Information shown »
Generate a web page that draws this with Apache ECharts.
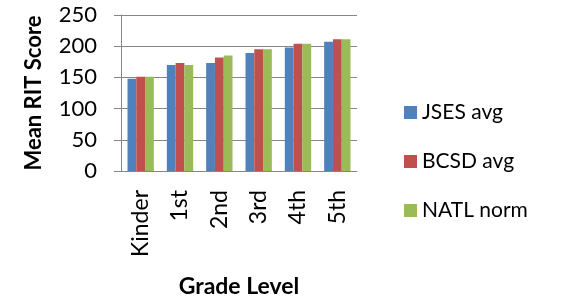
<!DOCTYPE html>
<html>
<head>
<meta charset="utf-8">
<script src="https://cdn.jsdelivr.net/npm/echarts@6/dist/echarts.min.js"></script>
<style>
  html, body { margin: 0; padding: 0; background: #fff; }
  #chart { width: 561px; height: 303px; }
</style>
</head>
<body>
<div id="chart"></div>
<script>
// Mean RIT score by grade level, three comparison groups
const grades = ["Kinder", "1st", "2nd", "3rd", "4th", "5th"];
const jsesAvg = [148, 170, 173, 189, 198, 207];
const bcsdAvg = [151, 173, 182, 195, 204, 211];
const natlNorm = [151, 170, 185, 195, 204, 211];

const FONT = "Lato, 'Open Sans', sans-serif";
const AXIS_GREY = "#868686";

const chart = echarts.init(document.getElementById("chart"), null, { renderer: "canvas" });

const bar = (name, data, color) => ({
  name,
  type: "bar",
  data,
  barGap: "0%",
  barCategoryGap: "33%",
  itemStyle: { color },
});

chart.setOption({
  animation: false,
  textStyle: { fontFamily: FONT },
  grid: { left: 121, right: 204, top: 15, bottom: 129, containLabel: false },
  legend: {
    orient: "vertical",
    left: 399,
    top: 97,
    itemWidth: 13,
    itemHeight: 13,
    itemGap: 28,
    icon: "rect",
    textStyle: { fontSize: 21, lineHeight: 21, color: "#000", fontFamily: FONT },
    data: ["JSES avg", "BCSD avg", "NATL norm"],
  },
  xAxis: {
    type: "category",
    data: grades,
    name: "Grade Level",
    nameLocation: "center",
    nameGap: 104,
    nameTextStyle: { fontSize: 23, fontWeight: "bold", color: "#000", fontFamily: FONT },
    axisLine: { lineStyle: { color: AXIS_GREY } },
    axisTick: { length: 7, lineStyle: { color: AXIS_GREY } },
    axisLabel: { rotate: 90, fontSize: 23, color: "#000", margin: 19, fontFamily: FONT },
  },
  yAxis: {
    type: "value",
    min: 0,
    max: 250,
    interval: 50,
    name: "Mean RIT Score",
    nameLocation: "center",
    nameGap: 76,
    nameRotate: 90,
    nameTextStyle: { fontSize: 22, fontWeight: "bold", color: "#000", fontFamily: FONT },
    axisLine: { show: true, lineStyle: { color: AXIS_GREY } },
    axisTick: { show: true, length: 7, lineStyle: { color: AXIS_GREY } },
    axisLabel: { fontSize: 22, color: "#000", margin: 24, fontFamily: FONT },
    splitLine: { lineStyle: { color: AXIS_GREY, width: 1 } },
  },
  series: [
    bar("JSES avg", jsesAvg, "#4f81bd"),
    bar("BCSD avg", bcsdAvg, "#c0504d"),
    bar("NATL norm", natlNorm, "#9bbb59"),
  ],
});
</script>
</body>
</html>
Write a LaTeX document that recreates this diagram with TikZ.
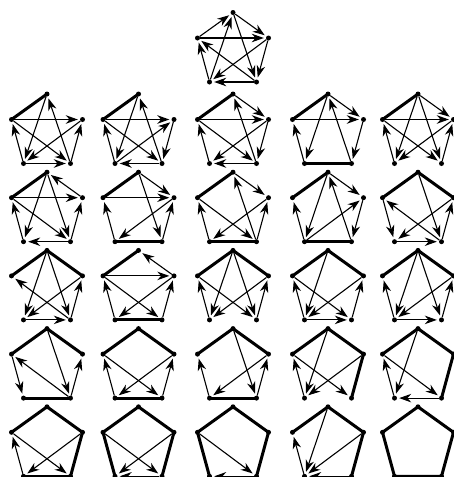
\documentclass[tikz,border=0pt]{standalone}
\usetikzlibrary{arrows.meta}
\newcommand\mkpent[3]{%
  \node[vtx] (#1T) at (#2,#3) {};
  \path (#2,#3) +(-35.5,25.5) node[vtx] (#1L) {};
  \path (#2,#3) +(35.5,25.5) node[vtx] (#1R) {};
  \path (#2,#3) +(-23.5,69.5) node[vtx] (#1A) {};
  \path (#2,#3) +(23.5,69.5) node[vtx] (#1B) {};
}
\newcommand\pg[5]{%
  \mkpent{#1}{#2}{#3}
  \foreach \a/\b in {#4} {\draw[thk] (#1\a.center) -- (#1\b.center);}
  \foreach \a/\b in {#5} {\draw[arr] (#1\a) -- (#1\b);}
}
\begin{document}
\begin{tikzpicture}[x=1pt,y=-1pt,
  vtx/.style={circle,fill=black,inner sep=0pt,minimum size=5pt},
  arr/.style={line width=1.1pt,-{Stealth[length=12pt,width=8.5pt,inset=3.8pt]},shorten >=2pt},
  thk/.style={line width=3pt,line cap=round,line join=round}]
\useasboundingbox (0,0) rectangle (453,477);
% top tournament
\mkpent{t}{233}{12.5}
\foreach \a/\b in {L/T, L/R, T/R, T/B, R/B, R/A, B/A, B/L, A/L, A/T} {\draw[arr] (t\a) -- (t\b);}
% row 1
\pg{ra}{47}{94}{T/L}{L/R, L/B, A/L, A/B, B/R, B/T, T/A, R/A}
\pg{rb}{138.5}{94}{T/L}{L/R, A/R, L/B, R/B, A/L, B/A, B/T, T/A}
\pg{rc}{233}{94}{T/L}{T/R, L/R, B/T, L/B, R/A, B/A, A/L, R/B}
\pg{rd}{328}{94}{T/L, A/B}{T/R, L/R, T/A, B/T, A/L, R/B}
\pg{re}{418}{94}{T/L}{T/R, L/R, T/A, T/B, L/B, R/A, A/L, B/R}
% row 2
\pg{sa}{47}{172.2}{T/L}{R/T, L/R, T/A, T/B, L/B, A/L, B/A, B/R}
\pg{sb}{138.5}{172.2}{T/L, A/B}{T/R, L/R, T/B, R/A, A/L, B/R}
\pg{sc}{233}{172.2}{T/L, A/B}{T/R, B/T, R/A, L/B, B/R, A/L}
\pg{sd}{328}{172.2}{T/L, A/B}{T/R, T/A, B/T, A/R, A/L, R/B}
\pg{se}{418}{172.2}{T/L, T/R}{B/L, T/B, L/A, A/B, R/A, B/R}
% row 3
\pg{ua}{47}{250.4}{T/L, T/R}{T/A, T/B, B/L, R/A, A/B, B/R}
\pg{ub}{138.5}{250.4}{T/L, A/B}{R/T, L/R, L/B, R/A, A/L, B/R}
\pg{uc}{233}{250.4}{T/L, T/R}{T/A, T/B, R/A, B/R, A/L, L/B}
\pg{ud}{328}{250.4}{T/L, T/R}{T/A, L/B, R/A, A/L, B/R, A/B}
\pg{ue}{418}{250.4}{T/L, T/R}{T/A, T/B, A/L, A/B, R/A, B/R}
% row 4
\pg{va}{47}{328.6}{T/L, T/R, A/B}{L/A, T/B, B/L, B/R}
\pg{vb}{138.5}{328.6}{T/L, T/R, A/B}{L/B, R/A, A/L, B/R}
\pg{vc}{233}{328.6}{T/L, T/R, A/B}{T/B, R/A, B/R, A/L}
\pg{vd}{328}{328.6}{T/L, T/R, R/B}{T/A, L/B, R/A, A/L}
\pg{ve}{418}{328.6}{T/L, T/R, R/B}{T/A, L/B, A/L, B/A}
% row 5
\pg{wa}{47}{406.8}{T/L, T/R, R/B, A/B}{L/B, R/A, A/L}
\pg{wb}{138.5}{406.8}{T/L, T/R, L/A, R/B}{L/B, R/A, B/A}
\pg{wc}{233}{406.8}{T/L, T/R, R/B, L/A}{L/B, B/A}
\pg{wd}{328}{406.8}{T/L, T/R, R/B}{T/A, R/A, A/L, B/A}
\mkpent{we}{418}{406.8}
\draw[thk] (weT.center) -- (weR.center) -- (weB.center) -- (weA.center) -- (weL.center) -- cycle;
\end{tikzpicture}
\end{document}
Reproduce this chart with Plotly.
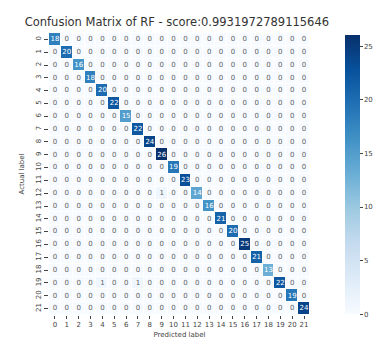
import plotly.graph_objects as go

labels = [str(i) for i in range(22)]
diag_values = [18, 20, 16, 18, 20, 22, 15, 22, 24, 26, 19, 23, 14, 16, 21, 20, 25, 21, 13, 22, 19, 24]
off_rows = [12, 19, 19]
off_cols = [9, 4, 7]
off_vals = [1, 1, 1]
score_text = "0.9931972789115646"

n = len(labels)
z = [[0] * n for _ in range(n)]
for i, v in enumerate(diag_values):
    z[i][i] = v
for r, c, v in zip(off_rows, off_cols, off_vals):
    z[r][c] = v

blues = [
    [0.0, "#f7fbff"], [0.125, "#deebf7"], [0.25, "#c6dbef"], [0.375, "#9ecae1"],
    [0.5, "#6baed6"], [0.625, "#4292c6"], [0.75, "#2171b5"], [0.875, "#08519c"],
    [1.0, "#08306b"],
]
zmax = 26

xs, ys, ts, cs = [], [], [], []
for i in range(n):
    for j in range(n):
        xs.append(j)
        ys.append(i)
        ts.append(str(z[i][j]))
        cs.append("white" if z[i][j] / zmax > 0.45 else "#606060")

fig = go.Figure()
fig.add_trace(go.Heatmap(
    z=z, x=list(range(n)), y=list(range(n)),
    colorscale=blues, zmin=0, zmax=zmax, xgap=1, ygap=1,
    colorbar=dict(
        thickness=15, lenmode="pixels", len=299, x=1.097, xanchor="left",
        y=0.497, yanchor="middle", outlinewidth=0,
        tickvals=[0, 5, 10, 15, 20, 25], ticks="outside", ticklen=3,
        tickfont=dict(size=7, color="#444"),
    ),
    hoverinfo="skip",
))
fig.add_trace(go.Scatter(
    x=xs, y=ys, text=ts, mode="text",
    textfont=dict(size=7, color=cs, family="DejaVu Sans"),
    hoverinfo="skip", showlegend=False,
))
fig.update_layout(
    width=388, height=341,
    margin=dict(l=41, r=59, t=25, b=23),
    paper_bgcolor="white", plot_bgcolor="white",
    font=dict(family="DejaVu Sans", color="#333"),
    title=dict(text="Confusion Matrix of RF - score:" + score_text,
               x=0.49, xref="paper", y=0.96, yanchor="middle",
               font=dict(size=11.5, color="#333")),
    xaxis=dict(tickvals=list(range(n)), ticktext=labels, tickfont=dict(size=7, color="#444"),
               ticks="outside", ticklen=3, range=[-0.5, n - 0.5], showgrid=False, zeroline=False,
               title=dict(text="Predicted label", font=dict(size=7, color="#444"), standoff=3)),
    yaxis=dict(tickvals=list(range(n)), ticktext=labels, tickfont=dict(size=7, color="#444"),
               ticks="outside", ticklen=4, range=[n - 0.5, -0.5], tickangle=-90, showgrid=False,
               zeroline=False,
               title=dict(text="Actual label", font=dict(size=7, color="#444"), standoff=9)),
)
fig.write_html("out.html")
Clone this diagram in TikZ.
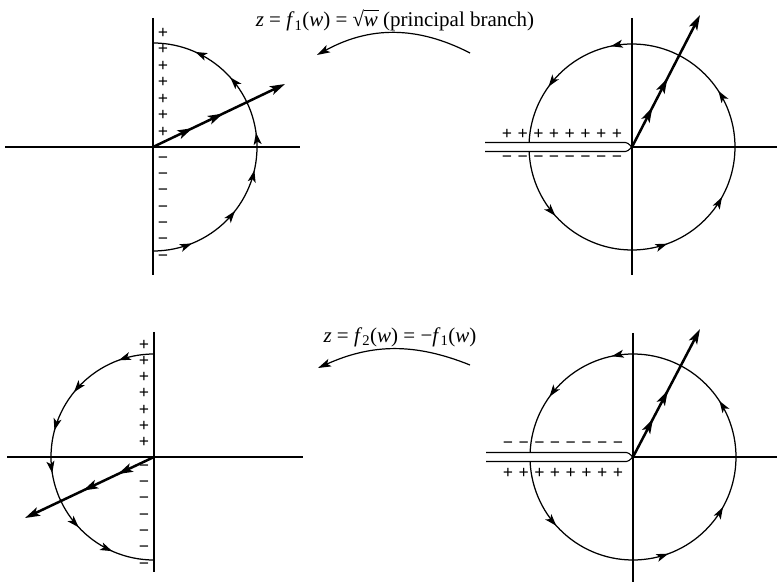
\documentclass[tikz,border=0pt]{standalone}
\usepackage{fontspec}
\setmainfont{Liberation Serif}
\usetikzlibrary{arrows.meta,decorations.markings}
\newcommand\txtsqrt[1]{\mbox{\setbox1=\hbox{√}\setbox0=\hbox{#1}\copy1\kern-0.3pt\rlap{\rule[\dimexpr\ht1-0.9pt\relax]{\dimexpr\wd0+1pt\relax}{0.9pt}}\box0}}
\tikzset{
  axisline/.style={line width=1.1pt},
  contour/.style={line width=1.25pt},
  rayline/.style={line width=2.5pt,-{Stealth[length=15pt,width=9pt,inset=3.5pt]}},
  amark/.style={postaction={decorate,decoration={markings,mark=at position #1 with {\arrow{Stealth[length=12pt,width=8pt,inset=3pt]}}}}},
  rmark/.style={postaction={decorate,decoration={markings,mark=at position #1 with {\arrow{Stealth[length=15pt,width=9pt,inset=3.5pt]}}}}},
  sign/.style={inner sep=0pt,font=\fontsize{18}{18}\selectfont\bfseries},
  lbl/.style={inner sep=0pt,text height=15pt,text depth=5pt,font=\fontsize{21}{25}\selectfont},
  maparrow/.style={line width=1.2pt,-{Stealth[length=13pt,width=8pt,inset=3pt]}}
}
\begin{document}
\begin{tikzpicture}[x=1pt,y=1pt]
\useasboundingbox (0,0) rectangle (777,582);
% centres
\coordinate (A) at (153,435);
\coordinate (B) at (632,435);
\coordinate (C) at (154,125);
\coordinate (D) at (633,125);
% ----- top left -----
\coordinate (Ah1) at (5,435); \coordinate (Ah2) at (300,435);
\coordinate (Av1) at (153,564); \coordinate (Av2) at (153,307);
\draw[axisline] (Ah1) -- (Ah2);
\draw[axisline] (Av1) -- (Av2);
\draw[contour,amark=0.122,amark=0.289,amark=0.428,amark=0.544,amark=0.733,amark=0.867]
  (A) ++(-90:104) arc[start angle=-90,end angle=90,radius=104];
\coordinate (Ar) at (285,498);
\draw[rayline,rmark=0.30,rmark=0.53] (A) -- (Ar);
\foreach \k in {0,...,6}{
  \node[sign] (Ap\k) at (163,549-16.5*\k) {+};
  \node[sign] (Am\k) at (163,422-16.3*\k) {−};
}
% ----- top right -----
\coordinate (Bh2) at (777,435);
\coordinate (Bv1) at (632,564); \coordinate (Bv2) at (632,307);
\draw[axisline] (B) -- (Bh2);
\draw[axisline] (Bv1) -- (Bv2);
\coordinate (Bk1) at (485,439.5); \coordinate (Bk2) at (627,439.5);
\coordinate (Bk3) at (627,430.5); \coordinate (Bk4) at (485,430.5);
\draw[axisline,rounded corners=1.5pt] (Bk1) -- (Bk2) -- (B) -- (Bk3) -- (Bk4);
\draw[contour,amark=0.111,amark=0.303,amark=0.418,amark=0.593,amark=0.787,amark=0.906]
  (B) ++(-177.5:103) arc[start angle=-177.5,end angle=177.5,radius=103];
\coordinate (Br) at (700,567);
\draw[rayline,rmark=0.30,rmark=0.52] (B) -- (Br);
\foreach \k in {0,...,7}{
  \node[sign] (Bp\k) at (507+15.7*\k,448) {+};
  \node[sign] (Bm\k) at (507+15.7*\k,423) {−};
}
% ----- bottom left -----
\coordinate (Ch1) at (7,125); \coordinate (Ch2) at (303,125);
\coordinate (Cv1) at (154,250); \coordinate (Cv2) at (154,10);
\draw[axisline] (Ch1) -- (Ch2);
\draw[axisline] (Cv1) -- (Cv2);
\draw[contour,amark=0.111,amark=0.283,amark=0.417,amark=0.55,amark=0.739,amark=0.867]
  (C) ++(90:103) arc[start angle=90,end angle=270,radius=103];
\coordinate (Cr) at (25,64);
\draw[rayline,rmark=0.28,rmark=0.55] (C) -- (Cr);
\foreach \k in {0,...,6}{
  \node[sign] (Cp\k) at (144,237-16.3*\k) {+};
  \node[sign] (Cm\k) at (144,114-16.3*\k) {−};
}
% ----- bottom right -----
\coordinate (Dh2) at (777,125);
\coordinate (Dv1) at (633,249); \coordinate (Dv2) at (633,0);
\draw[axisline] (D) -- (Dh2);
\draw[axisline] (Dv1) -- (Dv2);
\coordinate (Dk1) at (486,129.5); \coordinate (Dk2) at (628,129.5);
\coordinate (Dk3) at (628,120.5); \coordinate (Dk4) at (486,120.5);
\draw[axisline,rounded corners=1.5pt] (Dk1) -- (Dk2) -- (D) -- (Dk3) -- (Dk4);
\draw[contour,amark=0.111,amark=0.303,amark=0.418,amark=0.593,amark=0.787,amark=0.906]
  (D) ++(-177.5:103) arc[start angle=-177.5,end angle=177.5,radius=103];
\coordinate (Dr) at (700,253);
\draw[rayline,rmark=0.30,rmark=0.52] (D) -- (Dr);
\foreach \k in {0,...,7}{
  \node[sign] (Dm\k) at (508+15.7*\k,137) {−};
  \node[sign] (Dp\k) at (508+15.7*\k,109) {+};
}
% ----- labels and mapping arrows -----
\node[lbl,anchor=base] (L1) at (395,555) {\textit{z} = \textit{f}\textsubscript{1}(\textit{w}) = \txtsqrt{\textit{w}} (principal branch)};
\coordinate (M1s) at (470,529); \coordinate (M1e) at (317,527);
\draw[maparrow] (M1s) to[bend right=28] (M1e);
\node[lbl,anchor=base] (L2) at (400,240) {\textit{z} = \textit{f}\textsubscript{2}(\textit{w}) = −\textit{f}\textsubscript{1}(\textit{w})};
\coordinate (M2s) at (470,217); \coordinate (M2e) at (318,214);
\draw[maparrow] (M2s) to[bend right=23] (M2e);
\end{tikzpicture}
\end{document}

Problem description » Leaving out the pictures, extract the stretch from the line holding "Reproduce this chart with Plotly." through the line holding "if z[i][j] /", word for word.

Solution to the problem »
Reproduce this chart with Plotly.
import plotly.graph_objects as go

labels = [str(i) for i in range(22)]
diag_values = [18, 20, 16, 18, 20, 22, 15, 22, 24, 26, 19, 23, 14, 16, 21, 20, 25, 21, 13, 22, 19, 24]
off_rows = [12, 19, 19]
off_cols = [9, 4, 7]
off_vals = [1, 1, 1]
score_text = "0.9931972789115646"

n = len(labels)
z = [[0] * n for _ in range(n)]
for i, v in enumerate(diag_values):
    z[i][i] = v
for r, c, v in zip(off_rows, off_cols, off_vals):
    z[r][c] = v

blues = [
    [0.0, "#f7fbff"], [0.125, "#deebf7"], [0.25, "#c6dbef"], [0.375, "#9ecae1"],
    [0.5, "#6baed6"], [0.625, "#4292c6"], [0.75, "#2171b5"], [0.875, "#08519c"],
    [1.0, "#08306b"],
]
zmax = 26

xs, ys, ts, cs = [], [], [], []
for i in range(n):
    for j in range(n):
        xs.append(j)
        ys.append(i)
        ts.append(str(z[i][j]))
        cs.append("white" if z[i][j] / zmax > 0.45 else "#606060")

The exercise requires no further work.